>> start
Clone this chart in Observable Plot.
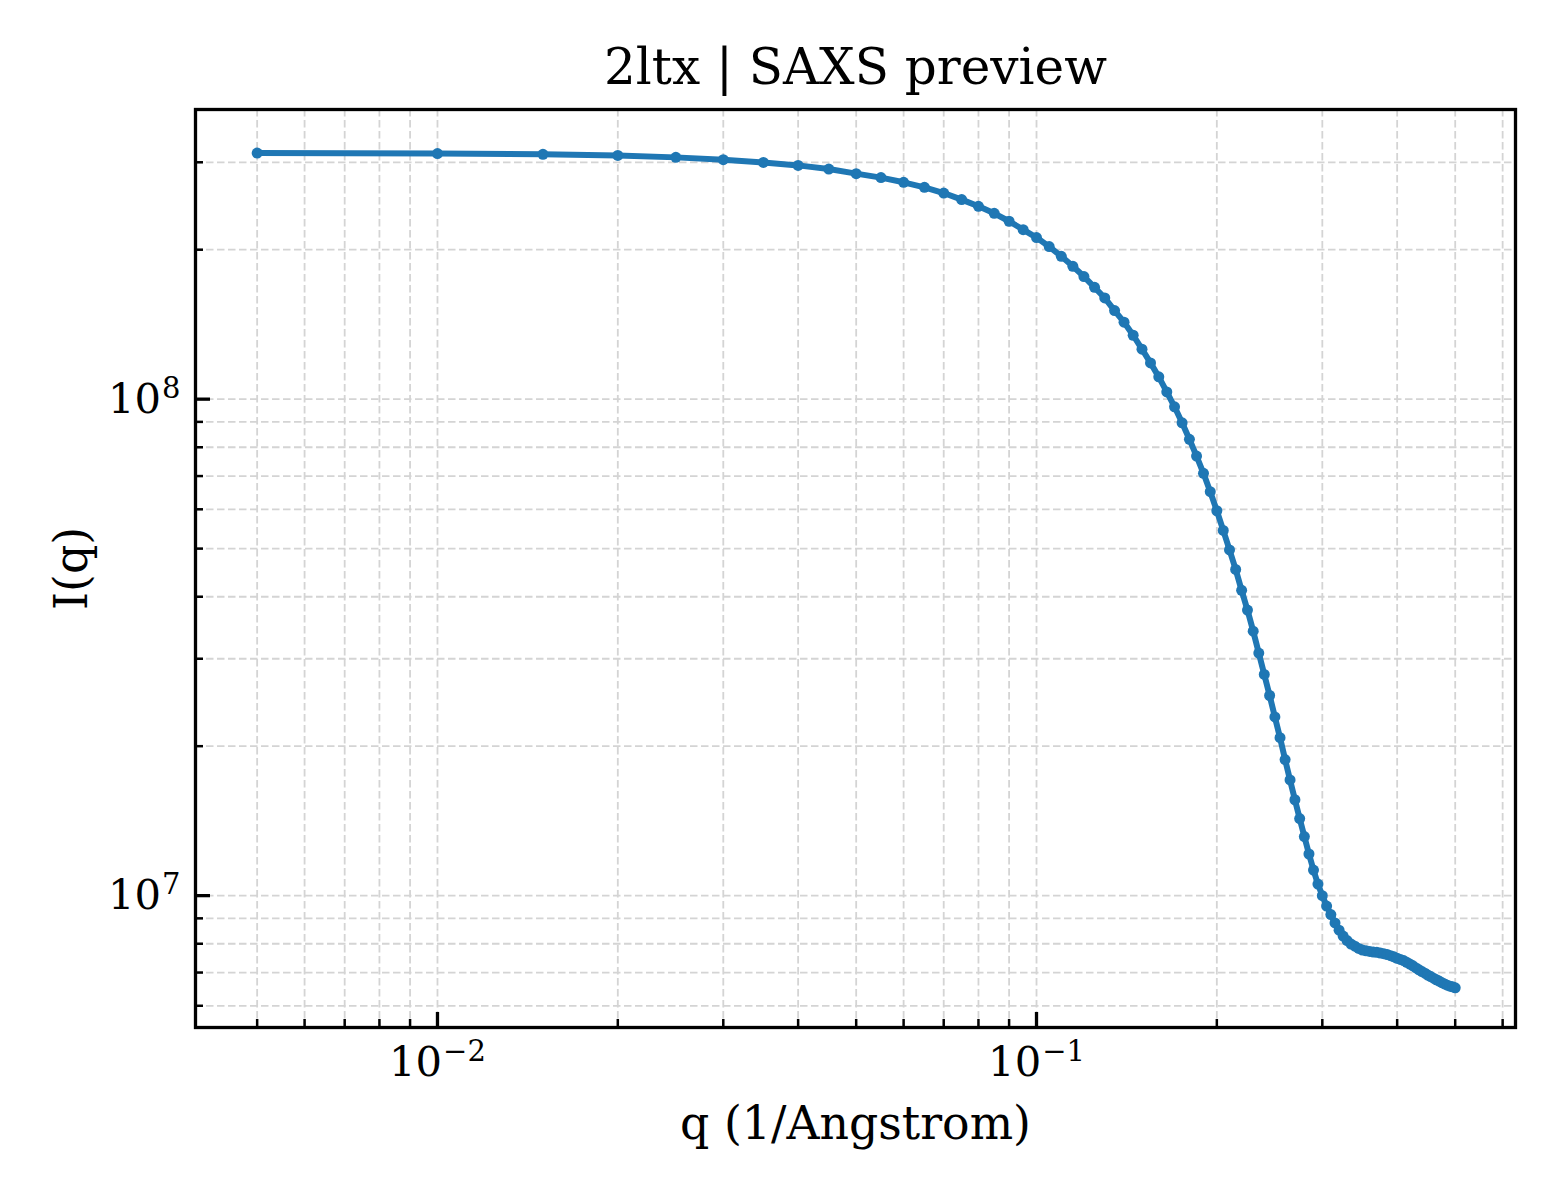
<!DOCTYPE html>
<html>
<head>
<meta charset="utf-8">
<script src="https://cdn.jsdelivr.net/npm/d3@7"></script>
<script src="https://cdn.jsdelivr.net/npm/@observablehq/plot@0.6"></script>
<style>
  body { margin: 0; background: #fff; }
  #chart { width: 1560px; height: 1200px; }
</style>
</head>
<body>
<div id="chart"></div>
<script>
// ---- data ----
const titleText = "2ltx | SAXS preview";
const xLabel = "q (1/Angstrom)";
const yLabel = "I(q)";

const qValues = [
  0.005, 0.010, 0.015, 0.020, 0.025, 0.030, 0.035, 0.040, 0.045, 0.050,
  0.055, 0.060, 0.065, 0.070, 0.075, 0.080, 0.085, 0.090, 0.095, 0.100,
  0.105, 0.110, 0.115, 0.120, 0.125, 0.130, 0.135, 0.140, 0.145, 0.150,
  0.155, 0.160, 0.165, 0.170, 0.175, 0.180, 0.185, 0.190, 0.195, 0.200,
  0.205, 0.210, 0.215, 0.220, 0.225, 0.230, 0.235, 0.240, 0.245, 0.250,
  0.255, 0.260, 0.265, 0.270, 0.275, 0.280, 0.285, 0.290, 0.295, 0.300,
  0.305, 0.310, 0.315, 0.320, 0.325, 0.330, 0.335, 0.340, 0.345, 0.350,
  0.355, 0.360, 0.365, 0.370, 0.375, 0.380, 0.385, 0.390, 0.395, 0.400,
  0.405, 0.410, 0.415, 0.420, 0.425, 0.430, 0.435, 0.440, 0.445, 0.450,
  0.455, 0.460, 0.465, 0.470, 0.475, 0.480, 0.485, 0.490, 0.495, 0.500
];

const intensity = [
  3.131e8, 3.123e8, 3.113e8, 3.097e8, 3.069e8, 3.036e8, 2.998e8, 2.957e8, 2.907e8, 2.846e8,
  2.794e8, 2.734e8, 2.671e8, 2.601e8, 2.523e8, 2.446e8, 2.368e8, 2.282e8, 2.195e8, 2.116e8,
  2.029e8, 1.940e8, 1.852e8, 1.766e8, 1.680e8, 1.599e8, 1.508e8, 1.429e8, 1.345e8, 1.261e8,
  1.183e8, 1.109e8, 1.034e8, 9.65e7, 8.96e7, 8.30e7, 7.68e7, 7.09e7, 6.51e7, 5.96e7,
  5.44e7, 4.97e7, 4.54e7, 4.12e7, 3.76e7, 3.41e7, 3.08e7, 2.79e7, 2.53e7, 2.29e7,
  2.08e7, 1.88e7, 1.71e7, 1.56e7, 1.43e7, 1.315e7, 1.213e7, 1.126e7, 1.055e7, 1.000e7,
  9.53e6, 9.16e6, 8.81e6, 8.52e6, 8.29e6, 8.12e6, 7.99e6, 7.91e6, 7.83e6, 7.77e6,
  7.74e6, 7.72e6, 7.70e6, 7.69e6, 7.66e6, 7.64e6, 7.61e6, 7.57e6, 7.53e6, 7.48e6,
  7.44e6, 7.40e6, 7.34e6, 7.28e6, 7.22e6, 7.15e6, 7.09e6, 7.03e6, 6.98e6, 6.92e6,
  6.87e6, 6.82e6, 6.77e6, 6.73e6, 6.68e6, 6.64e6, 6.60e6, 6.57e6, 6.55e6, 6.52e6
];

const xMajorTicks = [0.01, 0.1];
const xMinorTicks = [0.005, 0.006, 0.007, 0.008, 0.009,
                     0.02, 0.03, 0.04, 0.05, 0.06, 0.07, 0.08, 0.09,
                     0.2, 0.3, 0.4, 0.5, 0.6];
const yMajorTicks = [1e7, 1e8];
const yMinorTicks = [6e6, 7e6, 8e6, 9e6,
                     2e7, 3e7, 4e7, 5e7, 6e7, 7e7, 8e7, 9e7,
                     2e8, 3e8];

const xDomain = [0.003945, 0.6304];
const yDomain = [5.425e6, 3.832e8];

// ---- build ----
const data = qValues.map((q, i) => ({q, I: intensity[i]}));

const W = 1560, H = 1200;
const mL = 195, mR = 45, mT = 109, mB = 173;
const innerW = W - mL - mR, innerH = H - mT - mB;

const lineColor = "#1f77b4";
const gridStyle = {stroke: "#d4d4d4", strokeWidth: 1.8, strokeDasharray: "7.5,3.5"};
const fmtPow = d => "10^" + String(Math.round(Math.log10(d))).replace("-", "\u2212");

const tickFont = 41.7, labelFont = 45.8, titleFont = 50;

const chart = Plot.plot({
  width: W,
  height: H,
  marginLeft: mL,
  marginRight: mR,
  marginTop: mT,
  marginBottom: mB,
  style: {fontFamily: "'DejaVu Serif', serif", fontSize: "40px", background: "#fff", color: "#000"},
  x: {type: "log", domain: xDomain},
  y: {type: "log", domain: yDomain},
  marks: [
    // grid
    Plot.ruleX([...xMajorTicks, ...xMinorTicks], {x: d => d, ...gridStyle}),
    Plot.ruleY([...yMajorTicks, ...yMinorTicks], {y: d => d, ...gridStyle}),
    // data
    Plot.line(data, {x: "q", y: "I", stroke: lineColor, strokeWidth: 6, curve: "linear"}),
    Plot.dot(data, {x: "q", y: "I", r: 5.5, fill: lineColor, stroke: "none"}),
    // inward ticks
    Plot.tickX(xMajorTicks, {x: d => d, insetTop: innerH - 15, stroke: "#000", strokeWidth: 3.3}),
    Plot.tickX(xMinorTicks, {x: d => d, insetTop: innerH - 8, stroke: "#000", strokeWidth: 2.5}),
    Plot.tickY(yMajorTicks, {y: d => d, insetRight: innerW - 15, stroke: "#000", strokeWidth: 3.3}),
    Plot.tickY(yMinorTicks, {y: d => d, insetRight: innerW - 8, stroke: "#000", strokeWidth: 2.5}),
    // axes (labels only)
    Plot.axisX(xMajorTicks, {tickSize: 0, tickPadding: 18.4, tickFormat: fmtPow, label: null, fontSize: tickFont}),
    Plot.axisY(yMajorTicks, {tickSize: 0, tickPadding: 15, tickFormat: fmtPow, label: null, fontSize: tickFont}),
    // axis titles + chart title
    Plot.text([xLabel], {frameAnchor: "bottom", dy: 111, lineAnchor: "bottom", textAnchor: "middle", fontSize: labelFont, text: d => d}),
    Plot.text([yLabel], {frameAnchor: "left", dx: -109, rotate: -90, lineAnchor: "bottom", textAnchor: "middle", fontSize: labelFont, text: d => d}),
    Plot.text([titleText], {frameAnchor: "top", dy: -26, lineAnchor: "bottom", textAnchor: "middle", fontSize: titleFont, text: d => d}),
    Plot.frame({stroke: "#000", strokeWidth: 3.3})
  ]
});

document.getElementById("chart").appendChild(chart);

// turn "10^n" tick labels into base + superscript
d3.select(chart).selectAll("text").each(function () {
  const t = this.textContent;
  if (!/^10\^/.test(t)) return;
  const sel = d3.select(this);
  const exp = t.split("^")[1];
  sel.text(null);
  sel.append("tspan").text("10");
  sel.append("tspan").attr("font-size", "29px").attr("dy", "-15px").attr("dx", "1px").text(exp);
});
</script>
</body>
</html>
>> end
• **REQUEST**
Write out each line again precisely as it appears, skipping every picture.

• **WORKED ANSWER**
Clone this chart in Observable Plot.
<!DOCTYPE html>
<html>
<head>
<meta charset="utf-8">
<script src="https://cdn.jsdelivr.net/npm/d3@7"></script>
<script src="https://cdn.jsdelivr.net/npm/@observablehq/plot@0.6"></script>
<style>
  body { margin: 0; background: #fff; }
  #chart { width: 1560px; height: 1200px; }
</style>
</head>
<body>
<div id="chart"></div>
<script>
// ---- data ----
const titleText = "2ltx | SAXS preview";
const xLabel = "q (1/Angstrom)";
const yLabel = "I(q)";

const qValues = [
  0.005, 0.010, 0.015, 0.020, 0.025, 0.030, 0.035, 0.040, 0.045, 0.050,
  0.055, 0.060, 0.065, 0.070, 0.075, 0.080, 0.085, 0.090, 0.095, 0.100,
  0.105, 0.110, 0.115, 0.120, 0.125, 0.130, 0.135, 0.140, 0.145, 0.150,
  0.155, 0.160, 0.165, 0.170, 0.175, 0.180, 0.185, 0.190, 0.195, 0.200,
  0.205, 0.210, 0.215, 0.220, 0.225, 0.230, 0.235, 0.240, 0.245, 0.250,
  0.255, 0.260, 0.265, 0.270, 0.275, 0.280, 0.285, 0.290, 0.295, 0.300,
  0.305, 0.310, 0.315, 0.320, 0.325, 0.330, 0.335, 0.340, 0.345, 0.350,
  0.355, 0.360, 0.365, 0.370, 0.375, 0.380, 0.385, 0.390, 0.395, 0.400,
  0.405, 0.410, 0.415, 0.420, 0.425, 0.430, 0.435, 0.440, 0.445, 0.450,
  0.455, 0.460, 0.465, 0.470, 0.475, 0.480, 0.485, 0.490, 0.495, 0.500
];

const intensity = [
  3.131e8, 3.123e8, 3.113e8, 3.097e8, 3.069e8, 3.036e8, 2.998e8, 2.957e8, 2.907e8, 2.846e8,
  2.794e8, 2.734e8, 2.671e8, 2.601e8, 2.523e8, 2.446e8, 2.368e8, 2.282e8, 2.195e8, 2.116e8,
  2.029e8, 1.940e8, 1.852e8, 1.766e8, 1.680e8, 1.599e8, 1.508e8, 1.429e8, 1.345e8, 1.261e8,
  1.183e8, 1.109e8, 1.034e8, 9.65e7, 8.96e7, 8.30e7, 7.68e7, 7.09e7, 6.51e7, 5.96e7,
  5.44e7, 4.97e7, 4.54e7, 4.12e7, 3.76e7, 3.41e7, 3.08e7, 2.79e7, 2.53e7, 2.29e7,
  2.08e7, 1.88e7, 1.71e7, 1.56e7, 1.43e7, 1.315e7, 1.213e7, 1.126e7, 1.055e7, 1.000e7,
  9.53e6, 9.16e6, 8.81e6, 8.52e6, 8.29e6, 8.12e6, 7.99e6, 7.91e6, 7.83e6, 7.77e6,
  7.74e6, 7.72e6, 7.70e6, 7.69e6, 7.66e6, 7.64e6, 7.61e6, 7.57e6, 7.53e6, 7.48e6,
  7.44e6, 7.40e6, 7.34e6, 7.28e6, 7.22e6, 7.15e6, 7.09e6, 7.03e6, 6.98e6, 6.92e6,
  6.87e6, 6.82e6, 6.77e6, 6.73e6, 6.68e6, 6.64e6, 6.60e6, 6.57e6, 6.55e6, 6.52e6
];

const xMajorTicks = [0.01, 0.1];
const xMinorTicks = [0.005, 0.006, 0.007, 0.008, 0.009,
                     0.02, 0.03, 0.04, 0.05, 0.06, 0.07, 0.08, 0.09,
                     0.2, 0.3, 0.4, 0.5, 0.6];
const yMajorTicks = [1e7, 1e8];
const yMinorTicks = [6e6, 7e6, 8e6, 9e6,
                     2e7, 3e7, 4e7, 5e7, 6e7, 7e7, 8e7, 9e7,
                     2e8, 3e8];

const xDomain = [0.003945, 0.6304];
const yDomain = [5.425e6, 3.832e8];

// ---- build ----
const data = qValues.map((q, i) => ({q, I: intensity[i]}));

const W = 1560, H = 1200;
const mL = 195, mR = 45, mT = 109, mB = 173;
const innerW = W - mL - mR, innerH = H - mT - mB;

const lineColor = "#1f77b4";
const gridStyle = {stroke: "#d4d4d4", strokeWidth: 1.8, strokeDasharray: "7.5,3.5"};
const fmtPow = d => "10^" + String(Math.round(Math.log10(d))).replace("-", "\u2212");

const tickFont = 41.7, labelFont = 45.8, titleFont = 50;

const chart = Plot.plot({
  width: W,
  height: H,
  marginLeft: mL,
  marginRight: mR,
  marginTop: mT,
  marginBottom: mB,
  style: {fontFamily: "'DejaVu Serif', serif", fontSize: "40px", background: "#fff", color: "#000"},
  x: {type: "log", domain: xDomain},
  y: {type: "log", domain: yDomain},
  marks: [
    // grid
    Plot.ruleX([...xMajorTicks, ...xMinorTicks], {x: d => d, ...gridStyle}),
    Plot.ruleY([...yMajorTicks, ...yMinorTicks], {y: d => d, ...gridStyle}),
    // data
    Plot.line(data, {x: "q", y: "I", stroke: lineColor, strokeWidth: 6, curve: "linear"}),
    Plot.dot(data, {x: "q", y: "I", r: 5.5, fill: lineColor, stroke: "none"}),
    // inward ticks
    Plot.tickX(xMajorTicks, {x: d => d, insetTop: innerH - 15, stroke: "#000", strokeWidth: 3.3}),
    Plot.tickX(xMinorTicks, {x: d => d, insetTop: innerH - 8, stroke: "#000", strokeWidth: 2.5}),
    Plot.tickY(yMajorTicks, {y: d => d, insetRight: innerW - 15, stroke: "#000", strokeWidth: 3.3}),
    Plot.tickY(yMinorTicks, {y: d => d, insetRight: innerW - 8, stroke: "#000", strokeWidth: 2.5}),
    // axes (labels only)
    Plot.axisX(xMajorTicks, {tickSize: 0, tickPadding: 18.4, tickFormat: fmtPow, label: null, fontSize: tickFont}),
    Plot.axisY(yMajorTicks, {tickSize: 0, tickPadding: 15, tickFormat: fmtPow, label: null, fontSize: tickFont}),
    // axis titles + chart title
    Plot.text([xLabel], {frameAnchor: "bottom", dy: 111, lineAnchor: "bottom", textAnchor: "middle", fontSize: labelFont, text: d => d}),
    Plot.text([yLabel], {frameAnchor: "left", dx: -109, rotate: -90, lineAnchor: "bottom", textAnchor: "middle", fontSize: labelFont, text: d => d}),
    Plot.text([titleText], {frameAnchor: "top", dy: -26, lineAnchor: "bottom", textAnchor: "middle", fontSize: titleFont, text: d => d}),
    Plot.frame({stroke: "#000", strokeWidth: 3.3})
  ]
});

document.getElementById("chart").appendChild(chart);

// turn "10^n" tick labels into base + superscript
d3.select(chart).selectAll("text").each(function () {
  const t = this.textContent;
  if (!/^10\^/.test(t)) return;
  const sel = d3.select(this);
  const exp = t.split("^")[1];
  sel.text(null);
  sel.append("tspan").text("10");
  sel.append("tspan").attr("font-size", "29px").attr("dy", "-15px").attr("dx", "1px").text(exp);
});
</script>
</body>
</html>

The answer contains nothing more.